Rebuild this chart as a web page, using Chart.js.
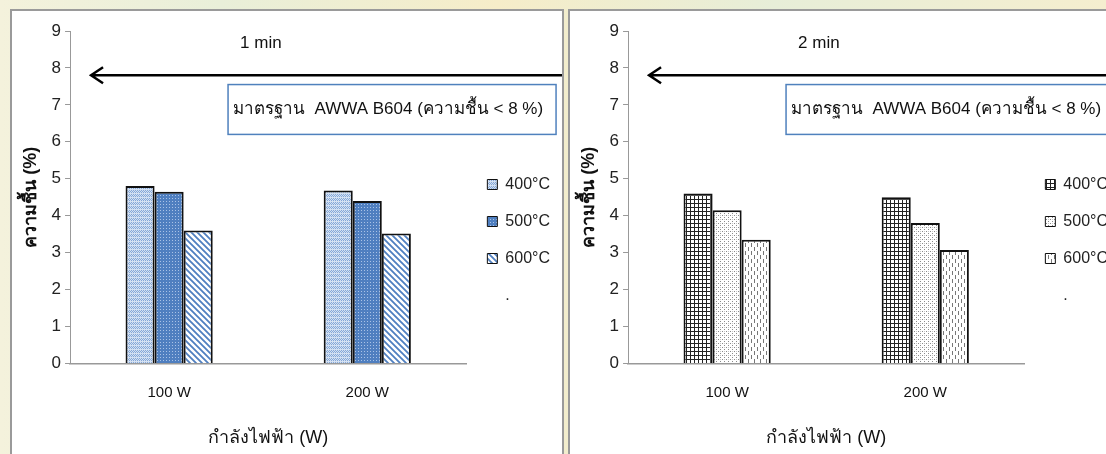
<!DOCTYPE html>
<html>
<head>
<meta charset="utf-8">
<script src="https://cdn.jsdelivr.net/npm/chart.js@4/dist/chart.umd.min.js"></script>
<style>
  html, body { margin: 0; padding: 0; }
  body {
    width: 1106px; height: 454px; overflow: hidden; position: relative;
    background: linear-gradient(90deg, #f4f2dc 0%, #e9efd9 20%, #f6edc9 45%, #e7eed8 70%, #f5eecf 100%);
  }
  .panel {
    position: absolute; top: 9px; height: 470px; background: #fff;
    border: 2px solid #9a9a9a; overflow: hidden;
  }
  #p1 { left: 10px; width: 550px; }
  #p2 { left: 568px; width: 560px; }
  .panel canvas { position: absolute; left: 0; top: 0; }
</style>
</head>
<body>
<div class="panel" id="p1"><canvas id="chart1" width="552" height="443"></canvas></div>
<div class="panel" id="p2"><canvas id="chart2" width="552" height="443"></canvas></div>
<script>
// data
const categories = ["100 W", "200 W"];
const tempLabels = ["400°C", "500°C", "600°C"];
const yTicks = [0, 1, 2, 3, 4, 5, 6, 7, 8, 9];

// 1 min
const oneMin400 = [4.8, 4.68];
const oneMin500 = [4.65, 4.4];
const oneMin600 = [3.6, 3.52];

// 2 min
const twoMin400 = [4.6, 4.5];
const twoMin500 = [4.15, 3.8];
const twoMin600 = [3.35, 3.07];

const FONT = "'Liberation Sans', 'Noto Sans', sans-serif";
const standardText = "มาตรฐาน  AWWA B604 (ความชื้น < 8 %)";

// little tiles for the hatch fills
function makePattern(w, h, draw) {
  let c = document.createElement("canvas");
  c.width = w; c.height = h;
  let g = c.getContext("2d");
  draw(g);
  return g.createPattern(c, "repeat");
}

let pat400a = makePattern(4, 4, g => {
  g.fillStyle = "#d3e0f2"; g.fillRect(0, 0, 4, 4);
  g.fillStyle = "#85a8d8";
  g.fillRect(0, 0, 1, 1); g.fillRect(1, 1, 1, 1); g.fillRect(2, 0, 1, 1);
  g.fillRect(3, 1, 1, 1); g.fillRect(1, 3, 1, 1); g.fillRect(3, 3, 1, 1);
});
let pat500a = makePattern(3, 3, g => {
  g.fillStyle = "#4f7fc0"; g.fillRect(0, 0, 3, 3);
  g.fillStyle = "#a9c2e6"; g.fillRect(1, 1, 1, 1);
});
let pat600a = makePattern(6, 6, g => {
  g.fillStyle = "#ffffff"; g.fillRect(0, 0, 6, 6);
  g.strokeStyle = "#4f7fc0"; g.lineWidth = 1.8;
  g.beginPath();
  g.moveTo(-1, -1); g.lineTo(7, 7);
  g.moveTo(-4, 2); g.lineTo(4, 10);
  g.moveTo(2, -4); g.lineTo(10, 4);
  g.stroke();
});

let pat400b = makePattern(4, 4, g => {
  g.fillStyle = "#ffffff"; g.fillRect(0, 0, 4, 4);
  g.fillStyle = "#222"; g.fillRect(0, 0, 4, 1); g.fillRect(0, 0, 1, 4);
});
let pat500b = makePattern(4, 4, g => {
  g.fillStyle = "#ffffff"; g.fillRect(0, 0, 4, 4);
  g.fillStyle = "#8a8a8a"; g.fillRect(0, 0, 1, 1); g.fillRect(2, 2, 1, 1);
  g.fillStyle = "#c8c8c8"; g.fillRect(2, 0, 1, 1);
});
let pat600b = makePattern(6, 8, g => {
  g.fillStyle = "#ffffff"; g.fillRect(0, 0, 6, 8);
  g.fillStyle = "#777"; g.fillRect(1, 0, 1, 4); g.fillRect(4, 4, 1, 4);
});

// arrow, caption and standard box drawn over the plot
function notesPlugin(caption) {
  return {
    id: "notes",
    afterDraw(chart) {
      let ctx = chart.ctx;
      let y = chart.scales.y;
      let left = chart.chartArea.left;
      let w = chart.width;
      ctx.save();

      ctx.fillStyle = "#111";
      ctx.font = "17px " + FONT;
      ctx.textBaseline = "middle";
      ctx.fillText(caption, left + 170, y.getPixelForValue(8.68));

      let ay = y.getPixelForValue(7.8);
      ctx.strokeStyle = "#000";
      ctx.lineWidth = 2.5;
      ctx.beginPath();
      ctx.moveTo(w, ay); ctx.lineTo(left + 22, ay);
      ctx.moveTo(left + 33, ay - 8); ctx.lineTo(left + 21, ay); ctx.lineTo(left + 33, ay + 8);
      ctx.stroke();

      let top = y.getPixelForValue(7.55), bot = y.getPixelForValue(6.2);
      ctx.fillStyle = "#fff";
      ctx.fillRect(left + 158, top, 328, bot - top);
      ctx.strokeStyle = "#4f81bd";
      ctx.lineWidth = 1.5;
      ctx.strokeRect(left + 158, top, 328, bot - top);
      ctx.fillStyle = "#111";
      ctx.font = "17px " + FONT;
      ctx.fillText(standardText, left + 163, (top + bot) / 2);
      ctx.restore();
    }
  };
}

function renderChart(canvasId, caption, series, patterns) {
  let ctx = document.getElementById(canvasId).getContext("2d");
  new Chart(ctx, {
    type: "bar",
    data: {
      labels: categories,
      datasets: series.map((vals, i) => ({
        label: tempLabels[i],
        data: vals,
        backgroundColor: patterns[i],
        borderColor: "#111",
        borderWidth: { top: 2, left: 2, right: 2, bottom: 0 },
        borderSkipped: "start",
        categoryPercentage: 0.44,
        barPercentage: 1
      }))
    },
    options: {
      responsive: false,
      animation: false,
      layout: { padding: { top: 20, right: 4, bottom: 5, left: 8 } },
      plugins: {
        tooltip: { enabled: false },
        legend: {
          position: "right",
          align: "center",
          labels: {
            boxWidth: 10,
            boxHeight: 10,
            padding: 21,
            color: "#222",
            font: { family: FONT, size: 16 },
            generateLabels(chart) {
              let items = Chart.defaults.plugins.legend.labels.generateLabels(chart);
              items.forEach(it => { it.lineWidth = 1; it.strokeStyle = "#111"; });
              items.push({ text: ".", fillStyle: "rgba(0,0,0,0)", strokeStyle: "rgba(0,0,0,0)", lineWidth: 0, hidden: false });
              return items;
            }
          }
        }
      },
      scales: {
        x: {
          grid: { display: true, drawOnChartArea: false, drawTicks: false, color: "#999" },
          border: { display: true, color: "#999", width: 1.5 },
          ticks: { color: "#111", padding: 20, font: { family: FONT, size: 15 } },
          title: { display: true, text: "กำลังไฟฟ้า (W)", color: "#111", padding: { top: 6, bottom: 0 }, font: { family: FONT, size: 18 } }
        },
        y: {
          min: yTicks[0],
          max: yTicks[yTicks.length - 1],
          afterBuildTicks(scale) { scale.ticks = yTicks.map(v => ({ value: v })); },
          grid: { display: true, drawOnChartArea: false, drawTicks: true, tickLength: 5, color: "#999" },
          border: { display: true, color: "#999", width: 1 },
          ticks: { color: "#222", padding: 4, font: { family: FONT, size: 17 } },
          title: { display: true, text: "ความชื้น (%)", color: "#111", padding: { top: 0, bottom: 6 }, font: { family: FONT, size: 18, weight: "bold" } }
        }
      }
    },
    plugins: [notesPlugin(caption)]
  });
}

renderChart("chart1", "1 min", [oneMin400, oneMin500, oneMin600], [pat400a, pat500a, pat600a]);
renderChart("chart2", "2 min", [twoMin400, twoMin500, twoMin600], [pat400b, pat500b, pat600b]);
</script>
</body>
</html>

┄┄┄┄┄┄┄┄┄┄┄┄┄┄┄┄┄┄┄┄

» **WHAT THE TASK ASKS**
Reproduce the listing exactly. Leave its pictures out.

» **EXPECTED ANSWER**
Rebuild this chart as a web page, using Chart.js.
<!DOCTYPE html>
<html>
<head>
<meta charset="utf-8">
<script src="https://cdn.jsdelivr.net/npm/chart.js@4/dist/chart.umd.min.js"></script>
<style>
  html, body { margin: 0; padding: 0; }
  body {
    width: 1106px; height: 454px; overflow: hidden; position: relative;
    background: linear-gradient(90deg, #f4f2dc 0%, #e9efd9 20%, #f6edc9 45%, #e7eed8 70%, #f5eecf 100%);
  }
  .panel {
    position: absolute; top: 9px; height: 470px; background: #fff;
    border: 2px solid #9a9a9a; overflow: hidden;
  }
  #p1 { left: 10px; width: 550px; }
  #p2 { left: 568px; width: 560px; }
  .panel canvas { position: absolute; left: 0; top: 0; }
</style>
</head>
<body>
<div class="panel" id="p1"><canvas id="chart1" width="552" height="443"></canvas></div>
<div class="panel" id="p2"><canvas id="chart2" width="552" height="443"></canvas></div>
<script>
// data
const categories = ["100 W", "200 W"];
const tempLabels = ["400°C", "500°C", "600°C"];
const yTicks = [0, 1, 2, 3, 4, 5, 6, 7, 8, 9];

// 1 min
const oneMin400 = [4.8, 4.68];
const oneMin500 = [4.65, 4.4];
const oneMin600 = [3.6, 3.52];

// 2 min
const twoMin400 = [4.6, 4.5];
const twoMin500 = [4.15, 3.8];
const twoMin600 = [3.35, 3.07];

const FONT = "'Liberation Sans', 'Noto Sans', sans-serif";
const standardText = "มาตรฐาน  AWWA B604 (ความชื้น < 8 %)";

// little tiles for the hatch fills
function makePattern(w, h, draw) {
  let c = document.createElement("canvas");
  c.width = w; c.height = h;
  let g = c.getContext("2d");
  draw(g);
  return g.createPattern(c, "repeat");
}

let pat400a = makePattern(4, 4, g => {
  g.fillStyle = "#d3e0f2"; g.fillRect(0, 0, 4, 4);
  g.fillStyle = "#85a8d8";
  g.fillRect(0, 0, 1, 1); g.fillRect(1, 1, 1, 1); g.fillRect(2, 0, 1, 1);
  g.fillRect(3, 1, 1, 1); g.fillRect(1, 3, 1, 1); g.fillRect(3, 3, 1, 1);
});
let pat500a = makePattern(3, 3, g => {
  g.fillStyle = "#4f7fc0"; g.fillRect(0, 0, 3, 3);
  g.fillStyle = "#a9c2e6"; g.fillRect(1, 1, 1, 1);
});
let pat600a = makePattern(6, 6, g => {
  g.fillStyle = "#ffffff"; g.fillRect(0, 0, 6, 6);
  g.strokeStyle = "#4f7fc0"; g.lineWidth = 1.8;
  g.beginPath();
  g.moveTo(-1, -1); g.lineTo(7, 7);
  g.moveTo(-4, 2); g.lineTo(4, 10);
  g.moveTo(2, -4); g.lineTo(10, 4);
  g.stroke();
});

let pat400b = makePattern(4, 4, g => {
  g.fillStyle = "#ffffff"; g.fillRect(0, 0, 4, 4);
  g.fillStyle = "#222"; g.fillRect(0, 0, 4, 1); g.fillRect(0, 0, 1, 4);
});
let pat500b = makePattern(4, 4, g => {
  g.fillStyle = "#ffffff"; g.fillRect(0, 0, 4, 4);
  g.fillStyle = "#8a8a8a"; g.fillRect(0, 0, 1, 1); g.fillRect(2, 2, 1, 1);
  g.fillStyle = "#c8c8c8"; g.fillRect(2, 0, 1, 1);
});
let pat600b = makePattern(6, 8, g => {
  g.fillStyle = "#ffffff"; g.fillRect(0, 0, 6, 8);
  g.fillStyle = "#777"; g.fillRect(1, 0, 1, 4); g.fillRect(4, 4, 1, 4);
});

// arrow, caption and standard box drawn over the plot
function notesPlugin(caption) {
  return {
    id: "notes",
    afterDraw(chart) {
      let ctx = chart.ctx;
      let y = chart.scales.y;
      let left = chart.chartArea.left;
      let w = chart.width;
      ctx.save();

      ctx.fillStyle = "#111";
      ctx.font = "17px " + FONT;
      ctx.textBaseline = "middle";
      ctx.fillText(caption, left + 170, y.getPixelForValue(8.68));

      let ay = y.getPixelForValue(7.8);
      ctx.strokeStyle = "#000";
      ctx.lineWidth = 2.5;
      ctx.beginPath();
      ctx.moveTo(w, ay); ctx.lineTo(left + 22, ay);
      ctx.moveTo(left + 33, ay - 8); ctx.lineTo(left + 21, ay); ctx.lineTo(left + 33, ay + 8);
      ctx.stroke();

      let top = y.getPixelForValue(7.55), bot = y.getPixelForValue(6.2);
      ctx.fillStyle = "#fff";
      ctx.fillRect(left + 158, top, 328, bot - top);
      ctx.strokeStyle = "#4f81bd";
      ctx.lineWidth = 1.5;
      ctx.strokeRect(left + 158, top, 328, bot - top);
      ctx.fillStyle = "#111";
      ctx.font = "17px " + FONT;
      ctx.fillText(standardText, left + 163, (top + bot) / 2);
      ctx.restore();
    }
  };
}

function renderChart(canvasId, caption, series, patterns) {
  let ctx = document.getElementById(canvasId).getContext("2d");
  new Chart(ctx, {
    type: "bar",
    data: {
      labels: categories,
      datasets: series.map((vals, i) => ({
        label: tempLabels[i],
        data: vals,
        backgroundColor: patterns[i],
        borderColor: "#111",
        borderWidth: { top: 2, left: 2, right: 2, bottom: 0 },
        borderSkipped: "start",
        categoryPercentage: 0.44,
        barPercentage: 1
      }))
    },
    options: {
      responsive: false,
      animation: false,
      layout: { padding: { top: 20, right: 4, bottom: 5, left: 8 } },
      plugins: {
        tooltip: { enabled: false },
        legend: {
          position: "right",
          align: "center",
          labels: {
            boxWidth: 10,
            boxHeight: 10,
            padding: 21,
            color: "#222",
            font: { family: FONT, size: 16 },
            generateLabels(chart) {
              let items = Chart.defaults.plugins.legend.labels.generateLabels(chart);
              items.forEach(it => { it.lineWidth = 1; it.strokeStyle = "#111"; });
              items.push({ text: ".", fillStyle: "rgba(0,0,0,0)", strokeStyle: "rgba(0,0,0,0)", lineWidth: 0, hidden: false });
              return items;
            }
          }
        }
      },
      scales: {
        x: {
          grid: { display: true, drawOnChartArea: false, drawTicks: false, color: "#999" },
          border: { display: true, color: "#999", width: 1.5 },
          ticks: { color: "#111", padding: 20, font: { family: FONT, size: 15 } },
          title: { display: true, text: "กำลังไฟฟ้า (W)", color: "#111", padding: { top: 6, bottom: 0 }, font: { family: FONT, size: 18 } }
        },
        y: {
          min: yTicks[0],
          max: yTicks[yTicks.length - 1],
          afterBuildTicks(scale) { scale.ticks = yTicks.map(v => ({ value: v })); },
          grid: { display: true, drawOnChartArea: false, drawTicks: true, tickLength: 5, color: "#999" },
          border: { display: true, color: "#999", width: 1 },
          ticks: { color: "#222", padding: 4, font: { family: FONT, size: 17 } },
          title: { display: true, text: "ความชื้น (%)", color: "#111", padding: { top: 0, bottom: 6 }, font: { family: FONT, size: 18, weight: "bold" } }
        }
      }
    },
    plugins: [notesPlugin(caption)]
  });
}

renderChart("chart1", "1 min", [oneMin400, oneMin500, oneMin600], [pat400a, pat500a, pat600a]);
renderChart("chart2", "2 min", [twoMin400, twoMin500, twoMin600], [pat400b, pat500b, pat600b]);
</script>
</body>
</html>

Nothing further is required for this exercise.